2 O TJCE acredita que desencalhará um passivo represado nos 24 juizados. O POVO apurou que a maioria dos juizados criminais está com mais de 500 processos emperrados. Apenas cinco, estariam com 60 processos para julgamento.
3 No cível, há juizados com mais de 4 mil processos na fila para solução. Com o acúmulo de casos, segundo O POVO apurou, o considerado administrável hoje é de mil processos.
DESVANTAGENS
1 Quem não concorda com a mudança, aponta que dois juízes não terão condição de julgar processos ou homologar acordos represados em 24 juizados especiais criminais.
2 A redução de 17 promotores para apenas quatro nos juizados criminais, implicaria no engarrafamento de processos. Cada promotor passaria a responder, em média, por 4 mil casos.
3 A extinção de 22 juizados especiais criminais nos bairros e a criação de dois especializados no Fórum Clóvis Beviláqua dificultará o acesso à Justiça da população de baixa renda ou miserável. A questão, aqui, é o custo para ir e vir até o Fórum.
Leia mais
CONTRA. O advogado e pesquisador Cláudio Silva critica a medida do Tribunal de Justiça e diz que os mais pobres serão os maiores prejudicados.

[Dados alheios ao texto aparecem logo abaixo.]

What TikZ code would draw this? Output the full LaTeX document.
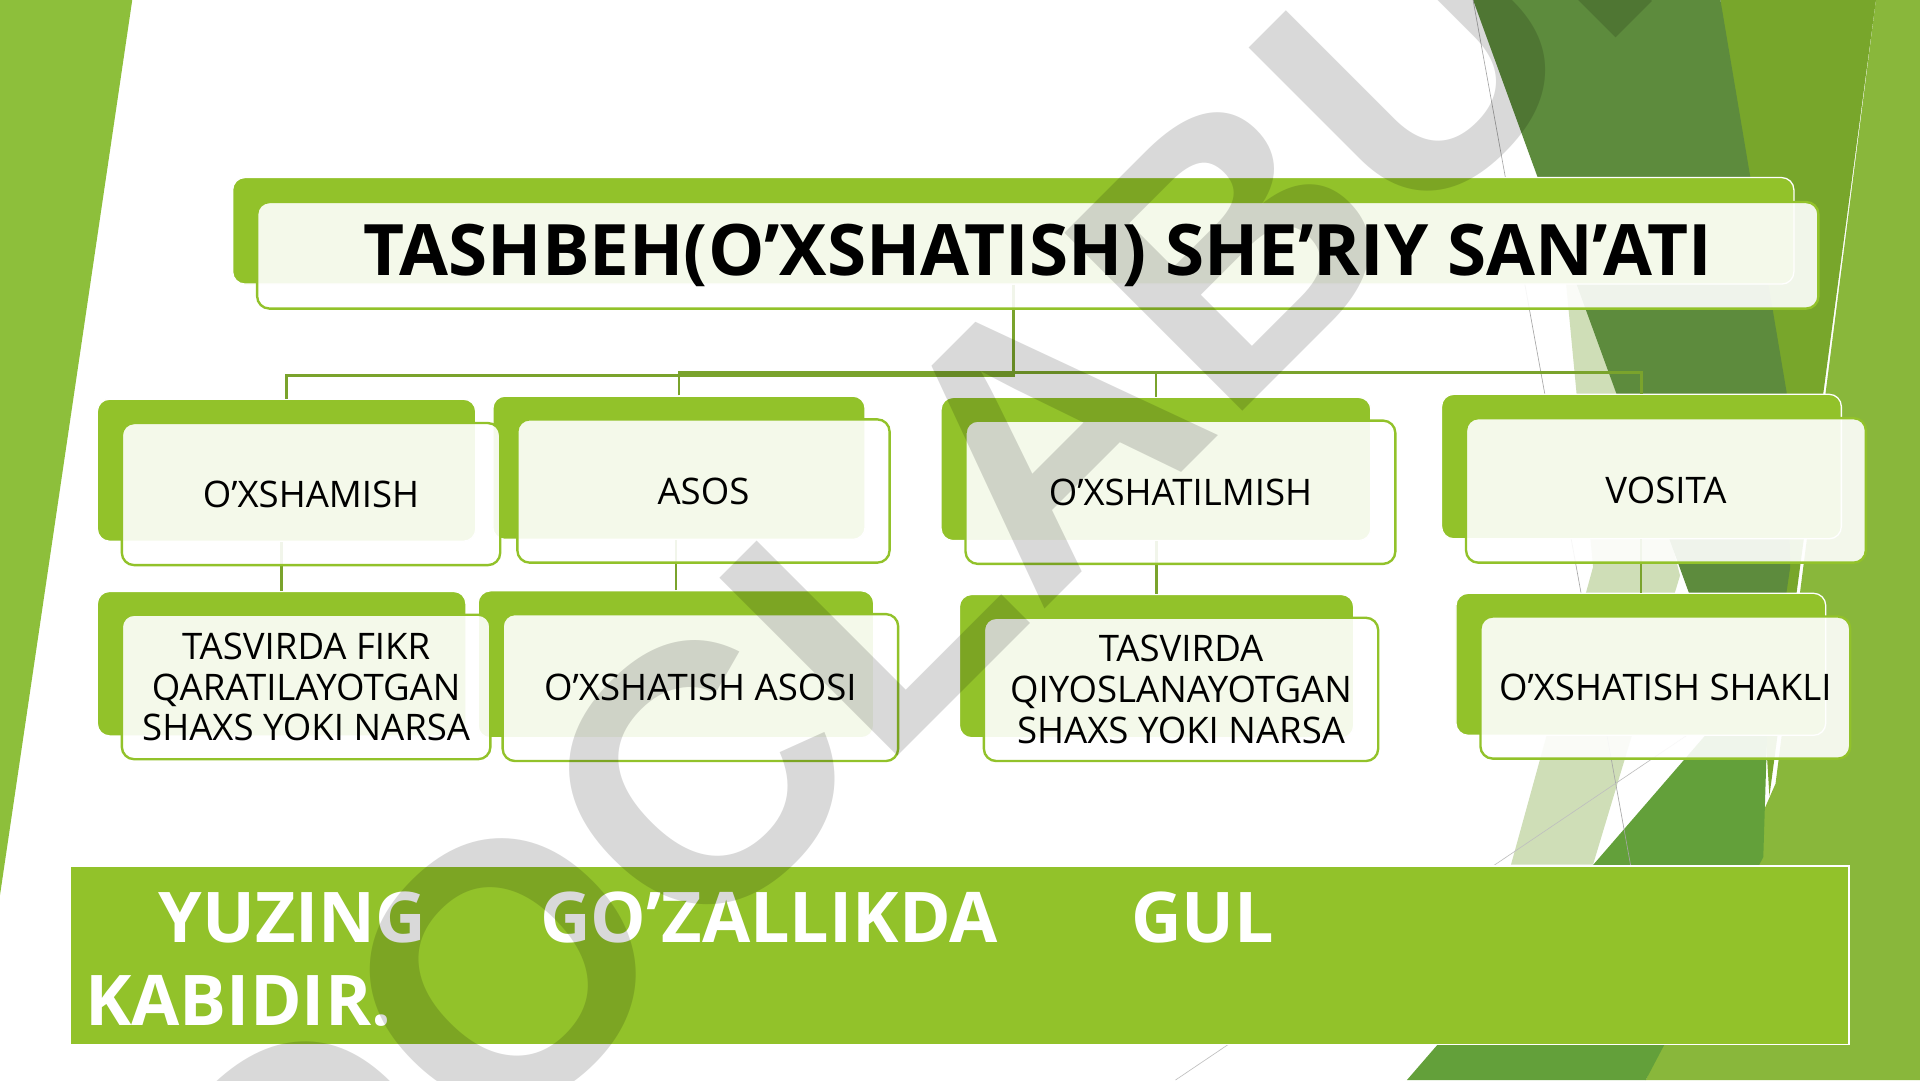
\documentclass[tikz,border=0pt]{standalone}
\usepackage{fontspec}
\setmainfont{Open Sans}
\newfontfamily\markfont{Liberation Sans}
\usepackage{tikz}

\definecolor{leaf}{HTML}{92C22A}
\definecolor{stemgreen}{HTML}{7AA32C}
\definecolor{bandgreen}{HTML}{8DBF3B}
\definecolor{darkleaf}{HTML}{5D8B3D}
\definecolor{midleaf}{HTML}{78A62B}
\definecolor{lightleaf}{HTML}{89B73B}
\definecolor{grassleaf}{HTML}{63A03A}
\definecolor{paleleaf}{HTML}{CFDEB7}

\begin{document}
\begin{tikzpicture}[
		backcard/.style={draw=white, line width=0.6pt, fill=leaf, rounded corners=0.2cm, inner sep=0pt},
		frontcard/.style={draw=leaf, line width=1.1pt, fill=white, fill opacity=0.9, text opacity=1, rounded corners=0.2cm, inner sep=0pt, align=center, font=\fontsize{17}{19}\selectfont},
		link/.style={draw=stemgreen, line width=1.2pt},
		banner/.style={draw=white, line width=0.8pt, fill=leaf, inner sep=0pt, minimum width=29.06cm, minimum height=2.92cm},
	]
	\fill [white] (0,0) rectangle (31.36,-17.64);
	\useasboundingbox (0,0) rectangle (31.36,-17.64);
	% slide background
	\fill [bandgreen] (0,0) -- (2.16,0) -- (0,-14.62) -- cycle;
	\fill [paleleaf] (25.5,-3.8) -- (26.0,-3.8) -- (27.44,-9.4) -- (26.02,-14.12) -- (24.68,-14.12) -- (26.02,-9.26) -- cycle;
	\fill [lightleaf] (30.64,0) -- (31.36,0) -- (31.36,-17.64) -- (26.88,-17.64) -- (29.0,-12.8) -- cycle;
	\fill [midleaf] (28.1,0) -- (30.64,0) -- (28.9,-13.0) -- cycle;
	\fill [darkleaf] (24.06,0) -- (28.1,0) -- (29.18,-6.4) -- (29.24,-9.26) -- (28.72,-12.8) -- cycle;
	\fill [grassleaf] (22.98,-17.64) -- (28.9,-10.8) -- (28.8,-14.0) -- (26.88,-17.64) -- cycle;
	\draw [black!35, line width=0.3pt] (24.06,0) -- (26.9,-15.6);
	\draw [black!25, line width=0.3pt] (19.2,-17.64) -- (29.2,-10.9);
	% back cards
	\node [backcard, minimum width=25.5cm, minimum height=1.74cm] (b0) at (16.55,-3.77) {};
	\node [backcard, minimum width=6.18cm, minimum height=2.32cm] (o1) at (4.68,-7.68) {};
	\node [backcard, minimum width=6.08cm, minimum height=2.34cm] (o2) at (11.09,-7.64) {};
	\node [backcard, minimum width=7.02cm, minimum height=2.34cm] (o3) at (18.88,-7.66) {};
	\node [backcard, minimum width=6.53cm, minimum height=2.36cm] (o4) at (26.81,-7.62) {};
	\node [backcard, minimum width=6.02cm, minimum height=2.36cm] (d1) at (4.60,-10.84) {};
	\node [backcard, minimum width=6.46cm, minimum height=2.40cm] (d2) at (11.04,-10.85) {};
	\node [backcard, minimum width=6.44cm, minimum height=2.34cm] (d3) at (18.89,-10.88) {};
	\node [backcard, minimum width=6.04cm, minimum height=2.32cm] (d4) at (26.80,-10.85) {};
	% connectors
	\coordinate (forkL) at ([yshift=-1.48cm]b0.south);
	\coordinate (forkR) at ([yshift=-1.43cm]b0.south);
	\draw [link] (b0.south) -- (forkL) -| (o1.north);
	\draw [link] (o2.north) |- (forkR) -| (o4.north);
	\draw [link] (o3.north) -- (o3.north |- forkR);
	\draw [link] (d1.north) -- (d1.north |- o1.south);
	\draw [link] (d2.north) -- (d2.north |- o2.south);
	\draw [link] (d3.north) -- (d3.north |- o3.south);
	\draw [link] (d4.north) -- (d4.north |- o4.south);
	% front cards
	\node [frontcard, minimum width=25.5cm, minimum height=1.74cm, font=\fontsize{33}{40}\selectfont\bfseries] (f0) at ([shift={(0.4,-0.4)}]b0.center) {TASHBEH(O’XSHATISH) SHE’RIY SAN’ATI};
	\node [frontcard, minimum width=6.18cm, minimum height=2.32cm] (g1) at ([shift={(0.4,-0.39)}]o1.center) {O’XSHAMISH};
	\node [frontcard, minimum width=6.08cm, minimum height=2.34cm] (g2) at ([shift={(0.4,-0.38)}]o2.center) {ASOS};
	\node [frontcard, minimum width=7.02cm, minimum height=2.34cm] (g3) at ([shift={(0.4,-0.38)}]o3.center) {O’XSHATILMISH};
	\node [frontcard, minimum width=6.53cm, minimum height=2.36cm] (g4) at ([shift={(0.4,-0.39)}]o4.center) {VOSITA};
	\node [frontcard, minimum width=6.02cm, minimum height=2.36cm] (e1) at ([shift={(0.4,-0.38)}]d1.center) {TASVIRDA FIKR\\QARATILAYOTGAN\\SHAXS YOKI NARSA};
	\node [frontcard, minimum width=6.46cm, minimum height=2.40cm] (e2) at ([shift={(0.4,-0.38)}]d2.center) {O’XSHATISH ASOSI};
	\node [frontcard, minimum width=6.44cm, minimum height=2.34cm] (e3) at ([shift={(0.4,-0.38)}]d3.center) {TASVIRDA\\QIYOSLANAYOTGAN\\SHAXS YOKI NARSA};
	\node [frontcard, minimum width=6.04cm, minimum height=2.32cm] (e4) at ([shift={(0.4,-0.38)}]d4.center) {O’XSHATISH SHAKLI};
	% example line
	\node [banner] (verse) at (15.67,-15.6) {};
	\node [anchor=base west, align=left, inner sep=0pt, text=white, font=\fontsize{32.5}{38.7}\selectfont\bfseries] (versetext) at ([shift={(0.26,-2.62)}]verse.north west) {\hspace*{1.2cm}YUZING\hspace{1.86cm}GO’ZALLIKDA\hspace{2.18cm}GUL\\KABIDIR.};
	% watermark
	\node [rotate=45, inner sep=0pt, text=black, text opacity=0.15, font=\fontsize{170}{175}\selectfont\markfont\bfseries] (stamp) at (17.5,-6.6) {DOCLABU.UZ};
\end{tikzpicture}
\end{document}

DEBATE. Conheça detalhes da tramitação da proposta, de como o sistema funciona em outros estados e do que diz a lei, exatamente.
SAIBA MAIS
- No dia 18 deste mês, 25 vereadores de Fortaleza assinaram uma moção de apoio à manutenção dos 24 juizados especiais criminais.
- Na Assembleia Legislativa, onde será votado o Projeto de Lei 73/2017 - que trata da extinção dos juizados especiais criminais, 45 deputados também assinaram a moção de apoio.
- A comissão de promotores de Justiça que tentam reverter a proposta do TJCE é composta por: Edvando França, Fernanda Marinho, Benedito Augusto e Iertes Gondim.
- Os juizados especiais criminais julgam delitos de menor potencial ofensivo – como injúria, calúnia, difamação, dirigir sem habilitação, som alto, lesão corporal leve e outros. A prescrição desses crimes ocorre entre dois ou três anos.
- Em Salvador (BA), capital com 2,675 milhões de habitantes, há cinco juizados especiais criminais.
- A Lei estadual 12.553, de 27/12/1995, criou o sistema de Juizados Cíveis e Criminais do Ceará para conciliação, julgamento e execução de infrações penais de menor potencial ofensivo.
- São as contravenções penais, os crimes que a lei determina pena máxima não superior a um ano. Excetuando casos em que a lei preveja procedimento especial.
- Pela lei, os juizados especiais devem ter um juiz de Direito, um diretor (a) de secretaria, um conciliador e um técnico judiciário e vaga de promotor de Justiça.